Of course, separating hydrogen from whatever it's combined with often results in pollution. The process involves steam, pressure, heat, electricity, sunlight or some combination of the five. Raw materials include coal, natural gas, biomass and water.

Hydrogen packs a smaller energy wallop than gas, which means more hydrogen is needed to push a car the same distance as gas. While strides are being made in terms of compact storage in vehicles, there's no hydrogen distribution network.

Electric

Electricity is the flow of electrons from one atom to another, and that flow is created mechanically using a generator or chemically as happens in batteries and living animals.

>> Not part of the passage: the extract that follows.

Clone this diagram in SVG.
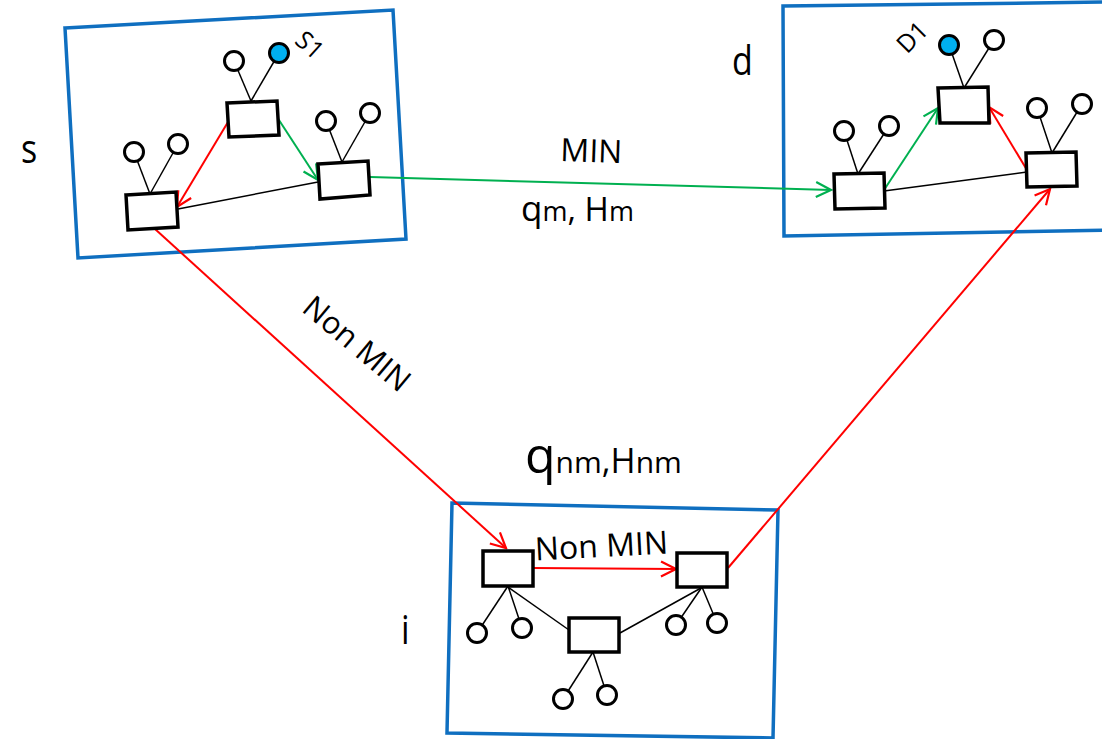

As a vehicle fuel, electricity performs the same function as a fossil fuel without combustion of any kind. Instead, it powers an electric motor, which transfers power to the transmission and in turn puts the vehicle's wheels in motion.

Electricity has been used to power vehicles since 1832, and there are two categories of electric vehicles today. One is battery-powered electric vehicles that recharge when plugged into the power grid, and the other is hybrids that have gas engines and electric motors.

The all-electric vehicle uses stacks of batteries to power an electric motor. The only polluting output of this vehicle comes from the utility company that sells the electricity. The big downside of EVs is the overall cost of ownership such as replacing the batteries, which run about $1,000 per kilowatt-hour. In this case, a kilowatt-hour is the length of time a fuel cell takes to fully discharge one kilowatt at a given voltage.

Hybrids are as efficient as internal-combustion-engine vehicles for several reasons:

* Electric motors produce a lot of torque at slow speeds, where gas engines typically suffer.

* The gas engine is small -- three or four cylinders -- and sized to deliver enough power for the average demand.

* Electric motors kick in during peak-energy needs, like driving uphill.

* Most models capture and store the energy released while braking.